Sigit Suhandoyo
Pendahuluan
Da’wah merupakan sebuah konsep ilahiyah,(1) aktifitasnya berlangsung sejak keberadaan manusia di muka bumi. Da’wah diwariskan dari generasi kegenerasi, melalui para nabi Allah dan kemudian para pengikutnya hingga saat ini. Aktivitas yang bersentuhan dengan manusia dan kehidupannya ini seringkali menyajikan serangkaian permasalahan yang unik. Hal ini terjadi karena manusia sebagai pelaku da’wah (dā’i) dan mitra da’wah (mad’ū) memiliki karakteristik kepribadian yang unik. Manusia adalah makhluk individual sekaligus makhluk sosial serta makhluk budaya.(2) Dinamika kepribadian manusia, kehidupan dan peradabannya menjadi tantangan bagi keberhasilan da’wah.

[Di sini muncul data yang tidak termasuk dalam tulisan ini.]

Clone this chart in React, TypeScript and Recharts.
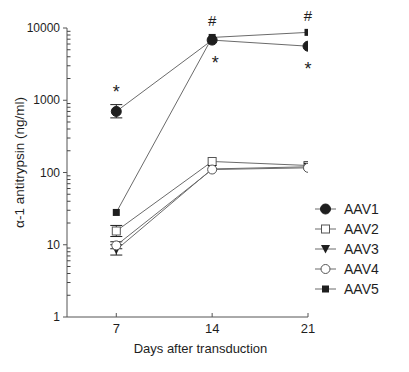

Da’wah merupakan upaya melakukan perbaikan dalam kehidupan seorang individu, keselamatan masyarakat dan kemajuan bangsa dan negara. Kegiatan mulia yang bertujuan mengantarkan manusia kepada kebahagiaan dunia dan akhirat ini,(3) tentu saja membutuhkan bekal yang memadai. Kurangnya pemahaman pelaku da’wah terhadap hakikat-hakikat da’wah dapat menyebabkan penolakan, bukan hanya terhadap pribadi seorang da’i semata namun dapat juga menyebabkan penolakan terhadap Islam. Hal ini menjelaskan bahwa pembahasan pengertian da’wah secara etimologi dan terminologi sangat diperlukan sebagai sebuah upaya awal menjelaskan hakikat-hakikat da’wah.
Pembahasan
A. Kata Da’wah Secara Kebahasaan
Kata da’wah berasal dari “دعا – يدعو – دعواً – دَعوة - دعاء”. Dalam kamus modern al-mu’jam al-wasīth disebutkan kata da’wah memiliki beberapa pengertian, yaitu menuntut kehadiran, membutuhkan, meminta pertolongan, dan mengharapkan kebaikan darinya.(4) Di dalam al-Qur’an kata da’wah dan berbagai jenis kata bentukannya tertulis sebanyak 215 kali,(5) dan memiliki 7 makna sebagai berikut;
Pertama, da’wah yang berarti “قولا و الادِّعاء” yaitu perkataan atau tuntutan. Pengertian ini sebagaimana firman Allah ta’ala dalam surat al-anbiya ayat 15,
فَمَا زَالَتْ تِلْكَ دَعْوَاهُمْ حَتَّى جَعَلْنَاهُمْ حَصِيدًا خَامِدِينَ
“Maka tetaplah demikian keluhan mereka, sehingga Kami jadikan mereka sebagai tanaman yang telah dituai, yang tidak dapat hidup lagi.” Pada ayat tersebut di atas, maksud dari teks “دَعْوَاهُمْ” berarti keluhan. Maksudnya adalah orang-orang dzalim pada ayat ini mengemukakan tuntutan kepada Allah.(6) Teks da’wah pada ayat ini digunakan untuk menjelaskan perkataan dan tuntutan orang-orang dzalim atas ketidaksesuaian antara harapan dengan realita yang terjadi.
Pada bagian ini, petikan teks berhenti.